* JOB
Write out exactly the lines below that run from the one containing "Recreate this image" through the one containing "(6.2,7.4) -- (6.2,551);", both included, with no other lines.

Records with drawing code:

-- Begin --

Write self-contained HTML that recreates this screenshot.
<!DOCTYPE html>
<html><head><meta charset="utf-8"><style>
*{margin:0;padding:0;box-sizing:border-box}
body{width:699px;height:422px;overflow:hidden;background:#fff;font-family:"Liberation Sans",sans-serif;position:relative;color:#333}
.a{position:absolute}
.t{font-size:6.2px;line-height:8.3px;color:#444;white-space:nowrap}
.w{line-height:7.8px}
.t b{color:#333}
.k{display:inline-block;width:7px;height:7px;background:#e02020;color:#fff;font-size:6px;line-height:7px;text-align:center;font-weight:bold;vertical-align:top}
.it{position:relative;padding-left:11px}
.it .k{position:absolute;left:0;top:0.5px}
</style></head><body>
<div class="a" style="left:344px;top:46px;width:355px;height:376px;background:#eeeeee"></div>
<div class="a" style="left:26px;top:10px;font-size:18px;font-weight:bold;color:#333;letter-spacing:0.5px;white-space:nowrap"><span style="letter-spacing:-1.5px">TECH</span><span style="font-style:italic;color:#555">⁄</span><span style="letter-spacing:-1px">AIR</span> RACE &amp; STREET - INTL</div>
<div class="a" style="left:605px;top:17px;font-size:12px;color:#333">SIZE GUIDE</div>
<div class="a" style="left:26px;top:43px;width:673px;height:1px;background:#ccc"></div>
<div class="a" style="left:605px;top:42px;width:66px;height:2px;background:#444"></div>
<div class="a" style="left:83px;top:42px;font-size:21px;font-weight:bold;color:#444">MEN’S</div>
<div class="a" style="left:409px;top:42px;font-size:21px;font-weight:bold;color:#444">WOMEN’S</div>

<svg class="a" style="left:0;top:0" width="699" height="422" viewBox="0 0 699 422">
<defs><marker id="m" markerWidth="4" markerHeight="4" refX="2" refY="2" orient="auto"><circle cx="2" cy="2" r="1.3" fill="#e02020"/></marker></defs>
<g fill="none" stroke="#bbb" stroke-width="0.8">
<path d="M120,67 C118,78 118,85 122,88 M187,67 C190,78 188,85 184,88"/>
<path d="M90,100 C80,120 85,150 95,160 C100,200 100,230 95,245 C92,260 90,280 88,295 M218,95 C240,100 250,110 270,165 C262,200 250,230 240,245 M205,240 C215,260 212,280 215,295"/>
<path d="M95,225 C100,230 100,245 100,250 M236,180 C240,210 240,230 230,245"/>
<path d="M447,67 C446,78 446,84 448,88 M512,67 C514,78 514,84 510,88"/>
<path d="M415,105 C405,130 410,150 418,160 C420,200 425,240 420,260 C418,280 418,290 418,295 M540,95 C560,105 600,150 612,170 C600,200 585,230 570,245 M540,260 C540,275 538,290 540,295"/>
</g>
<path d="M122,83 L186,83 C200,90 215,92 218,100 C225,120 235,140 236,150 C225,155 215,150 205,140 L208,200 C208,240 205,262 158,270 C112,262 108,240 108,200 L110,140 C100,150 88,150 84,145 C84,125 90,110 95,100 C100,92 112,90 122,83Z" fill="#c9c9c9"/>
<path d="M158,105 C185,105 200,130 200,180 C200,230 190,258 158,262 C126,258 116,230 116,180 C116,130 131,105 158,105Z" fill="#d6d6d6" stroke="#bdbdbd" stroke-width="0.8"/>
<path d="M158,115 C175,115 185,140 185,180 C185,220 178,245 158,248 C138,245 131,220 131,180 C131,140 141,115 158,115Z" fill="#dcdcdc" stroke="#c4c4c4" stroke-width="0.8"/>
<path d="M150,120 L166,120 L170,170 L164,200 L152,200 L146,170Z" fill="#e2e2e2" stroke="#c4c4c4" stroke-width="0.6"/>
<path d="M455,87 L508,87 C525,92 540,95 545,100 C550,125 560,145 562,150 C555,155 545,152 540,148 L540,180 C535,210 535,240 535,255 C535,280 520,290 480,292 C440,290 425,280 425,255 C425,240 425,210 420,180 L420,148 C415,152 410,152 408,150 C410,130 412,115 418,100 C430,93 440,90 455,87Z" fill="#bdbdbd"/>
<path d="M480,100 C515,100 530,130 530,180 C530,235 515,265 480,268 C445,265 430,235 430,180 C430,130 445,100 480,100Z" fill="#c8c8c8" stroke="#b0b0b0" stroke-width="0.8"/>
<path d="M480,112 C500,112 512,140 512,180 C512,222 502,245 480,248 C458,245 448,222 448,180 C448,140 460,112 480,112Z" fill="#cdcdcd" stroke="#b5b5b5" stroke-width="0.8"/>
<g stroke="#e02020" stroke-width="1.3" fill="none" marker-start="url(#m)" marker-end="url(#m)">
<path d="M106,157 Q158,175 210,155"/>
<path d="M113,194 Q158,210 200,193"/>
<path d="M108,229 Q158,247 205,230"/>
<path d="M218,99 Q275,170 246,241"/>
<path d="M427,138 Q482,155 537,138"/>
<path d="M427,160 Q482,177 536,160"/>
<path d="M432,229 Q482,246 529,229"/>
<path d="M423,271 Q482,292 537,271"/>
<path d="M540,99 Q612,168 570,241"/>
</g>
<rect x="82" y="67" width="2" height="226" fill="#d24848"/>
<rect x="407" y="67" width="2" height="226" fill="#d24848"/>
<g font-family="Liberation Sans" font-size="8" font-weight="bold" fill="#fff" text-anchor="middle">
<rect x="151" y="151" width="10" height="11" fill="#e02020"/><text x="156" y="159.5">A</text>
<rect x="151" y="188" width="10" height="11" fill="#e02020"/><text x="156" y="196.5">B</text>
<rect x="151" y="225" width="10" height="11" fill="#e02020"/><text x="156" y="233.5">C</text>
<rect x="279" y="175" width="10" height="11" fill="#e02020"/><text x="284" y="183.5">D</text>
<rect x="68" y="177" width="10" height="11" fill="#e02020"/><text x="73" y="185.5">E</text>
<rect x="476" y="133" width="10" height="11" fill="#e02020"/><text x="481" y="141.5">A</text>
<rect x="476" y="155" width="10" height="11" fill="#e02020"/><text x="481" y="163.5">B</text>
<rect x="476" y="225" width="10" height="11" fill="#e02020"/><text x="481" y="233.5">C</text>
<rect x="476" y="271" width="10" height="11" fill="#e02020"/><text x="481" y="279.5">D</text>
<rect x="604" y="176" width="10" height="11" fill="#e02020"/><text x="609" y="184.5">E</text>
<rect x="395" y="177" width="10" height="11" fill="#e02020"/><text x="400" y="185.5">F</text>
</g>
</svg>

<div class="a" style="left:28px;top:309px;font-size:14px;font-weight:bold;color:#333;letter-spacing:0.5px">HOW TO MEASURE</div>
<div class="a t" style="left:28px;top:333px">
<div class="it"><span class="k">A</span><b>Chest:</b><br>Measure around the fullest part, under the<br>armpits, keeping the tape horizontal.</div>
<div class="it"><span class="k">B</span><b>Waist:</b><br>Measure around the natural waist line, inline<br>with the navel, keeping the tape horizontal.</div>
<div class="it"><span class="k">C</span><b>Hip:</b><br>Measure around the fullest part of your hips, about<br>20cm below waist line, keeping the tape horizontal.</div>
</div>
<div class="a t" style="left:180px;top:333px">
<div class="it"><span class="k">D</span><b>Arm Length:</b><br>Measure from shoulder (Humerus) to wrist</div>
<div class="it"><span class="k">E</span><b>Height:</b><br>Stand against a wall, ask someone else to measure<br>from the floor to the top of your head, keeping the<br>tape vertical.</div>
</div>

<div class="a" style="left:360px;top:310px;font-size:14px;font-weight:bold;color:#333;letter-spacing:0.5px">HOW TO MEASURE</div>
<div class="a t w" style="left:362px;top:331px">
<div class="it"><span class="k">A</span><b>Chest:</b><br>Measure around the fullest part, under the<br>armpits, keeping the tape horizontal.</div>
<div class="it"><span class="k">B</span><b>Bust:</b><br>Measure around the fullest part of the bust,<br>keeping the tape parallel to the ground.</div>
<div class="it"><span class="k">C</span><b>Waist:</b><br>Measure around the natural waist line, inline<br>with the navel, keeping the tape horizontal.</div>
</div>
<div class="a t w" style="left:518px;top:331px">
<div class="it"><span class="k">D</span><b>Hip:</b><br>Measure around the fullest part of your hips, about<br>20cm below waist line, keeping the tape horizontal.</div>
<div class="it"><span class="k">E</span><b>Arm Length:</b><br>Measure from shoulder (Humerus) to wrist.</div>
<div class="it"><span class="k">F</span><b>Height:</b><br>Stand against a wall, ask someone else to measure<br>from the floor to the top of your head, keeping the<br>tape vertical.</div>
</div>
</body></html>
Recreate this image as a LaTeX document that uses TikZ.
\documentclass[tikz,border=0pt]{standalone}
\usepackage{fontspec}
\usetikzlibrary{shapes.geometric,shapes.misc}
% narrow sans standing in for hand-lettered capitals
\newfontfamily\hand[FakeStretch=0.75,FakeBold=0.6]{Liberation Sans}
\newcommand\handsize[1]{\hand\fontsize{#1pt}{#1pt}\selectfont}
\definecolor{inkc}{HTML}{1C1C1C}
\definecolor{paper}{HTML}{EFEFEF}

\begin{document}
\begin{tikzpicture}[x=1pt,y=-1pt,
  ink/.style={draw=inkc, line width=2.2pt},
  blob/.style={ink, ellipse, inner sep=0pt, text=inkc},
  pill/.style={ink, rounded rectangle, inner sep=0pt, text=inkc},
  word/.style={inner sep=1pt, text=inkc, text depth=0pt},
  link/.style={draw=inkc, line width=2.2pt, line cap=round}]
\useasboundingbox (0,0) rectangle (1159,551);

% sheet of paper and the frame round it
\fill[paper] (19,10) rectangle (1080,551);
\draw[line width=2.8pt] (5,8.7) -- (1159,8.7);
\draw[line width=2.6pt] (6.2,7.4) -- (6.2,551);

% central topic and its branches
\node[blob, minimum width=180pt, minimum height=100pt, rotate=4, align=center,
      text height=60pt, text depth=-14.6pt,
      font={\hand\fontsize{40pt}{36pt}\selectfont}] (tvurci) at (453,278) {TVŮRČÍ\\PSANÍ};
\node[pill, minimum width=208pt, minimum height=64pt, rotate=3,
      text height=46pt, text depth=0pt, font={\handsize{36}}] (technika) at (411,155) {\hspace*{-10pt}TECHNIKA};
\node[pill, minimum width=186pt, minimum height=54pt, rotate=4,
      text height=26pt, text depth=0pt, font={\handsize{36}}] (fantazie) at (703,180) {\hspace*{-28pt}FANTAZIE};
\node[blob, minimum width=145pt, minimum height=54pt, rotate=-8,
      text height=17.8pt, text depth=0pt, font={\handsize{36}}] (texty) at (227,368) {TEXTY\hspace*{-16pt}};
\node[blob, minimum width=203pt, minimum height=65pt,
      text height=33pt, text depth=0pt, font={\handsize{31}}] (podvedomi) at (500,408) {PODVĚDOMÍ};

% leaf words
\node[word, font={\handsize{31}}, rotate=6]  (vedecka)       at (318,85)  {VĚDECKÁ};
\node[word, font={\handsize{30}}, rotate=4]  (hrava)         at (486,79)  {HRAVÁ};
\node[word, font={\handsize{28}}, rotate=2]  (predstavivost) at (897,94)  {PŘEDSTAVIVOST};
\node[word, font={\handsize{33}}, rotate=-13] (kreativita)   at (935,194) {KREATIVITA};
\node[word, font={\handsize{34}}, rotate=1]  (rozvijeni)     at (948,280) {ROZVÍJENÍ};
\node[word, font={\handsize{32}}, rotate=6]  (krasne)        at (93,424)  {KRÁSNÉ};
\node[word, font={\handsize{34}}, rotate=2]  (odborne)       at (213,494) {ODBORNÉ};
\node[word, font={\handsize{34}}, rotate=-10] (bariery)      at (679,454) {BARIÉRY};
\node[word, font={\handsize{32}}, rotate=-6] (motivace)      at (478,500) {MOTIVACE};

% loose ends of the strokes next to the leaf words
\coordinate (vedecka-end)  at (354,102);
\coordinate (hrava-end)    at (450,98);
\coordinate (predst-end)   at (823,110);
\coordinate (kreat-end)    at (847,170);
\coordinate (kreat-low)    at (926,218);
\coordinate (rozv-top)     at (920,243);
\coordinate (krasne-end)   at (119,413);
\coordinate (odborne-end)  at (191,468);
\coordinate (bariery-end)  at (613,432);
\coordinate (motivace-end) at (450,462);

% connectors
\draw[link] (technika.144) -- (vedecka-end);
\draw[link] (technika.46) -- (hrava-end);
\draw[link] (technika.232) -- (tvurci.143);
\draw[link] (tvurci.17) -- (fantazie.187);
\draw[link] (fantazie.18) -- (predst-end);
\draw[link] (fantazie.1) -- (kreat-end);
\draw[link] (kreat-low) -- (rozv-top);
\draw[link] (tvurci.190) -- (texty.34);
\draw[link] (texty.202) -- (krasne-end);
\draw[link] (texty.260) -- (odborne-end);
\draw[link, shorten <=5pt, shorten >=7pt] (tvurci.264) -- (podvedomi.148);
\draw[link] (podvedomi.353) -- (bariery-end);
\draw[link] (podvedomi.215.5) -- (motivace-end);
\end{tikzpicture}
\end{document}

-- End --

* FULL RESPONSE
Recreate this image as a LaTeX document that uses TikZ.
\documentclass[tikz,border=0pt]{standalone}
\usepackage{fontspec}
\usetikzlibrary{shapes.geometric,shapes.misc}
% narrow sans standing in for hand-lettered capitals
\newfontfamily\hand[FakeStretch=0.75,FakeBold=0.6]{Liberation Sans}
\newcommand\handsize[1]{\hand\fontsize{#1pt}{#1pt}\selectfont}
\definecolor{inkc}{HTML}{1C1C1C}
\definecolor{paper}{HTML}{EFEFEF}

\begin{document}
\begin{tikzpicture}[x=1pt,y=-1pt,
  ink/.style={draw=inkc, line width=2.2pt},
  blob/.style={ink, ellipse, inner sep=0pt, text=inkc},
  pill/.style={ink, rounded rectangle, inner sep=0pt, text=inkc},
  word/.style={inner sep=1pt, text=inkc, text depth=0pt},
  link/.style={draw=inkc, line width=2.2pt, line cap=round}]
\useasboundingbox (0,0) rectangle (1159,551);

% sheet of paper and the frame round it
\fill[paper] (19,10) rectangle (1080,551);
\draw[line width=2.8pt] (5,8.7) -- (1159,8.7);
\draw[line width=2.6pt] (6.2,7.4) -- (6.2,551);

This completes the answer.